You may not care for Palestinians, but this? Excerpt of March 20, 2006 interview with Professor (now Emeritus) of Economics Daniel McGowan, Hobart and William Smith Colleges (Geneva, New York).

“At that time in 1989 I visited 10 hospitals, Palestinian hospitals, from East Jerusalem, and Hebron, and in Gaza, and Rafah and so forth, and I witnessed the children in the hospitals with broken hands and broken arms. And in story after story I found out how their hands and arms were broken.

“If they made the victory sign, a ‘V’ for victory, which they all did, even after a home was demolished the kids would all climb up on the rubble and make this sign, but if the Israeli soldiers caught them, they put their hands flat down on a board or on a stone, and they smashed it across the top with a baton. And they did that repeatedly, and in hundreds of instances they broke those children’s hands, for showing that sign.

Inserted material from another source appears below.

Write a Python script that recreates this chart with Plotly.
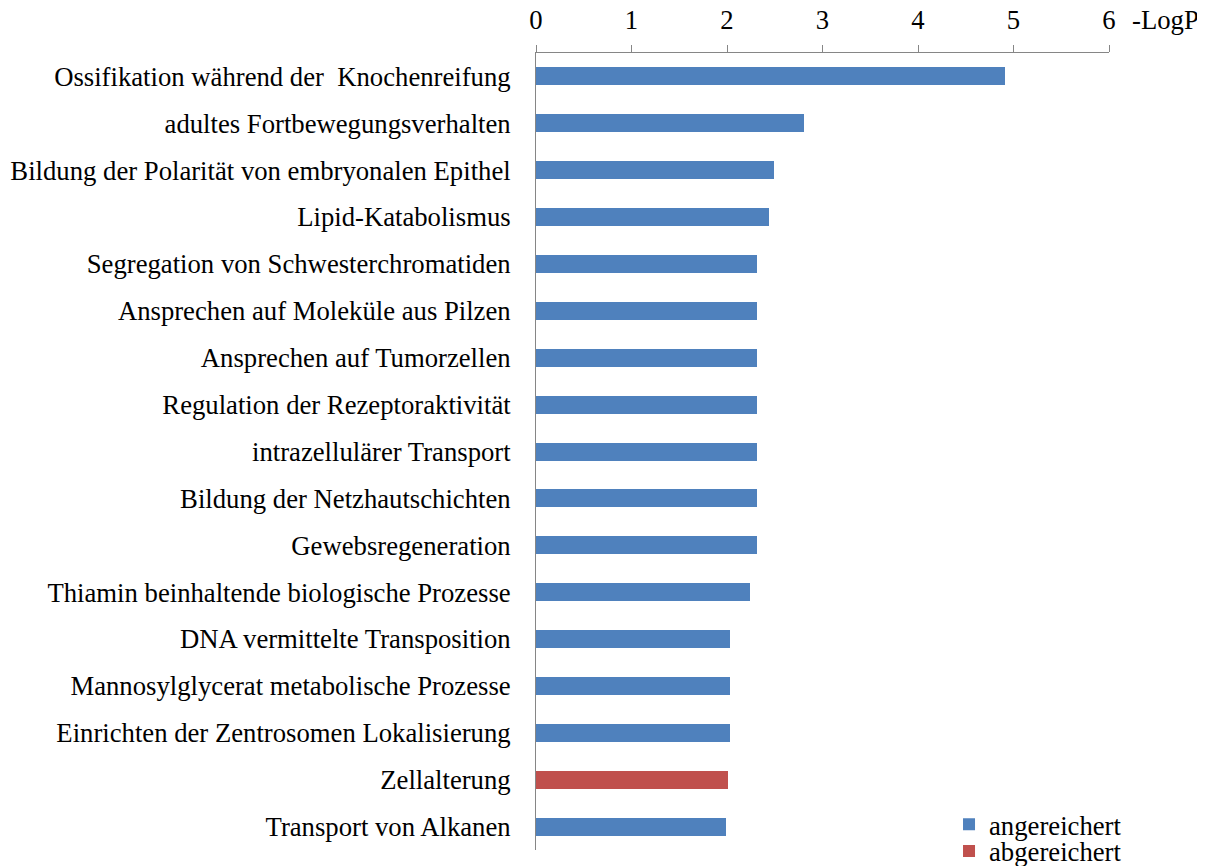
import plotly.graph_objects as go

categories = [
    "Ossifikation während der \u00a0Knochenreifung",
    "adultes Fortbewegungsverhalten",
    "Bildung der Polarität von embryonalen Epithel",
    "Lipid-Katabolismus",
    "Segregation von Schwesterchromatiden",
    "Ansprechen auf Moleküle aus Pilzen",
    "Ansprechen auf Tumorzellen",
    "Regulation der Rezeptoraktivität",
    "intrazellulärer Transport",
    "Bildung der Netzhautschichten",
    "Gewebsregeneration",
    "Thiamin beinhaltende biologische Prozesse",
    "DNA vermittelte Transposition",
    "Mannosylglycerat metabolische Prozesse",
    "Einrichten der Zentrosomen Lokalisierung",
    "Zellalterung",
    "Transport von Alkanen",
]
angereichert = [4.91, 2.81, 2.49, 2.44, 2.31, 2.31, 2.31, 2.31, 2.31, 2.31, 2.31,
                2.24, 2.03, 2.03, 2.03, None, 1.99]
abgereichert = [None, None, None, None, None, None, None, None, None, None, None,
                None, None, None, None, 2.01, None]
tick_vals = [0, 1, 2, 3, 4, 5, 6]

FONT = "Liberation Serif, Times New Roman, serif"
FS = 26.7
BLUE = "#4F81BD"
RED = "#C0504D"
AXIS = "#868686"

fig = go.Figure()
fig.add_trace(go.Bar(y=categories, x=angereichert, orientation="h", name="angereichert",
                     marker=dict(color=BLUE, line=dict(width=0)), legend="legend",
                     showlegend=True))
fig.add_trace(go.Bar(y=categories, x=abgereichert, orientation="h", name="abgereichert",
                     marker=dict(color=RED, line=dict(width=0)), legend="legend2",
                     showlegend=True))

# page body adds an 8px offset, so the figure is sized/placed to compensate
fig.update_layout(
    width=1197, height=858,
    paper_bgcolor="white", plot_bgcolor="white",
    margin=dict(l=528, r=96, t=45, b=16, autoexpand=False),
    showlegend=True,
    barmode="stack", bargap=0.616,
    font=dict(family=FONT, size=FS, color="#000000"),
    xaxis=dict(side="top", range=[0, 6], tickvals=tick_vals, showgrid=False,
               zeroline=False, showline=True, linecolor=AXIS, linewidth=1,
               ticks="outside", ticklen=7, tickcolor=AXIS, ticklabelstandoff=5,
               automargin=False, tickfont=dict(family=FONT, size=FS)),
    yaxis=dict(categoryorder="array", categoryarray=categories, autorange="reversed",
               showgrid=False, zeroline=False, showline=True, linecolor=AXIS,
               linewidth=1, ticks="", ticklabelstandoff=19, automargin=False,
               tickfont=dict(family=FONT, size=FS)),
    legend=dict(x=0.7208, y=0.032, xanchor="left", yanchor="middle",
                font=dict(family=FONT, size=FS), itemwidth=30, bgcolor="rgba(0,0,0,0)"),
    legend2=dict(x=0.7208, y=-0.0015, xanchor="left", yanchor="middle",
                 font=dict(family=FONT, size=FS), itemwidth=30, bgcolor="rgba(0,0,0,0)"),
    annotations=[dict(text="-LogP", xref="paper", yref="paper", x=1.098, y=1.0414,
                      xanchor="center", yanchor="middle", showarrow=False,
                      font=dict(family=FONT, size=FS))],
)

fig.write_html("out.html")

“If the child was caught throwing a rock, they held the arm away from the child, with the top part of the arm down, and hit them across the elbow, right on the edge of the elbow, which would shatter the bones and render the arm useless. And so many, many Palestinian people today have these broken arms and broken bones. And it was a deliberate policy of the Israeli government. In fact it was [Israeli Defense Minister] Yitzhak Rabin who said  ‘we will deal with the Palestinians with might, power, and beating.’ ”
See Washington Post, January 22, 1988 for a report on Rabin’s changing policy.